What a year it’s been! Who could have guessed, as we staggered blearily into January 2020, that a nasty little virus possibly bred of bats by way of pangolins would turn our whole world upside down.
City centres emptied. People wore masks. Entire aisles of tinned food and loo roll mysteriously vanished from our supermarket shelves. Working from home was the interim normal. We all forgot what cash had been. Planes vanished from our skies. Tachometers had little to do. Birds sang. People clapped, sang, and banged tin cans. Deer, boar and goats roamed our roads at random. Stuff like that, basically.
Meanwhile, the world of insurance braced, like everyone else, for the impact of inexactly defined Brexit opportunities. There was much talk of blue passports and green cards. There was a deal of fuss over whether businesses should be compensated by their insurers for having been interrupted by the pandemic – as all too many of them this year most certainly were.
The chronic uncertainty that’s so much a feature of twenty-first-century life was massively amplified on multiple fronts by BrexCovid Syndrome, while Donald J. Trump’s de facto abolition of the broad grouping of conventions, norms and expectations previously united under the banner of reality, somehow seeped over here, and one person’s truth became ever less distinguishable from another person’s fiction.
Humans joined soups, shoddy paint jobs, and sunburned skin in acquiring the ability to bubble (verb, intransitive). Furlough was another word that everyone starting using a lot. But furloughing wasn’t for everyone. Many, sadly, simply lost their jobs. Insurance people duly girded their loins against the inevitable tide of excess risk associated with such times: more theft, more fraud, more dubious claims – all trends that tend to fuel claims inflation, and with it the prospect of premium hikes – a not altogether unwelcome one, admittedly, for a motor insurance market in which rates have fallen markedly this year.

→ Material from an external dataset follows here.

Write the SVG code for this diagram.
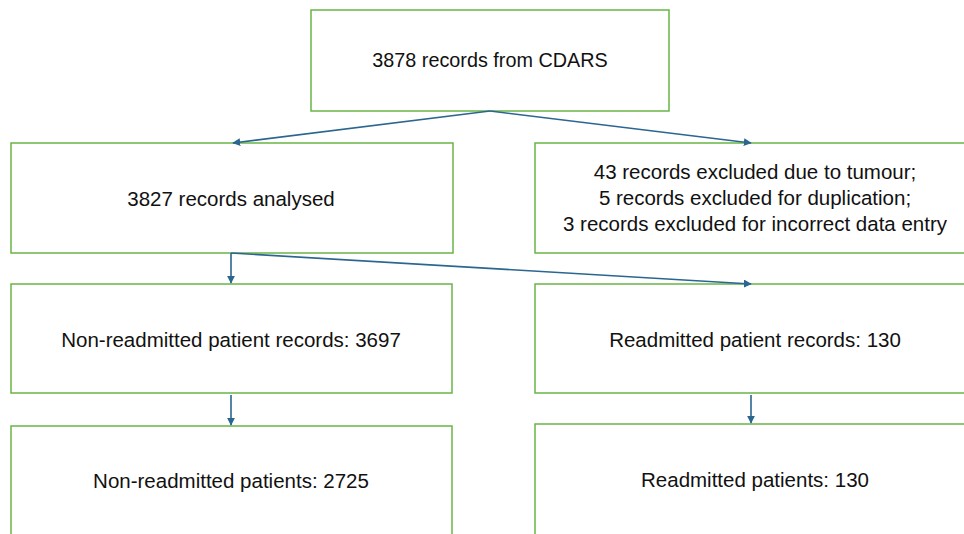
<svg xmlns="http://www.w3.org/2000/svg" width="964" height="534" viewBox="0 0 964 534">
<style>
.box{fill:#fff;stroke:#6ab546;stroke-width:1.5}
.t{font-family:"Liberation Sans",Arial,sans-serif;font-size:20.5px;fill:#111;text-anchor:middle;dominant-baseline:central}
.c{stroke:#2a6690;stroke-width:1.6;fill:none}
</style>
<defs>
<marker id="ah" viewBox="0 0 10 10" refX="9" refY="5" markerWidth="5" markerHeight="5" orient="auto-start-reverse" markerUnits="strokeWidth">
<path d="M0,0 L10,5 L0,10 z" fill="#2a6690"/>
</marker>
</defs>
<rect width="964" height="534" fill="#fff"/>
<g id="n1"><rect class="box" x="311" y="10" width="358" height="101"/><text class="t" x="490" y="60" style="font-size:19.8px">3878 records from CDARS</text></g>
<g id="n2"><rect class="box" x="11" y="143" width="442" height="110"/><text class="t" x="231" y="198">3827 records analysed</text></g>
<g id="n3"><rect class="box" x="535" y="143" width="440" height="110"/><text class="t" x="755" y="171">43 records excluded due to tumour;</text><text class="t" x="755" y="197">5 records excluded for duplication;</text><text class="t" x="755" y="223">3 records excluded for incorrect data entry</text></g>
<g id="n4"><rect class="box" x="11" y="284" width="441" height="109"/><text class="t" x="231" y="339">Non-readmitted patient records: 3697</text></g>
<g id="n5"><rect class="box" x="535" y="284" width="440" height="109"/><text class="t" x="755" y="339">Readmitted patient records: 130</text></g>
<g id="n6"><rect class="box" x="11" y="426" width="441" height="120"/><text class="t" x="231" y="480">Non-readmitted patients: 2725</text></g>
<g id="n7"><rect class="box" x="535" y="424" width="440" height="122"/><text class="t" x="755" y="479">Readmitted patients: 130</text></g>
<g id="connectors">
<path class="c" d="M490,111 L233,143" marker-end="url(#ah)"/>
<path class="c" d="M490,111 L751,143" marker-end="url(#ah)"/>
<path class="c" d="M231,253 L231,283" marker-end="url(#ah)"/>
<path class="c" d="M231,253 L751,284" marker-end="url(#ah)"/>
<path class="c" d="M231,395 L231,425" marker-end="url(#ah)"/>
<path class="c" d="M751,395 L751,423" marker-end="url(#ah)"/>
</g>
</svg>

It’s been a year of expectations raised then dashed again, and again. Here at Bankstone News, if not yet fully stoical, we’re mostly resigned in a weary sort of way to keeping in check our natural exuberance and patiently holding out for better times to come. Which surely they will. On which happy note, may we simply say: have as Merry a Christmas as you possibly can, and the happiest New Year achievable under the circumstances. Stay safe. Stay strong. Stay home if you can.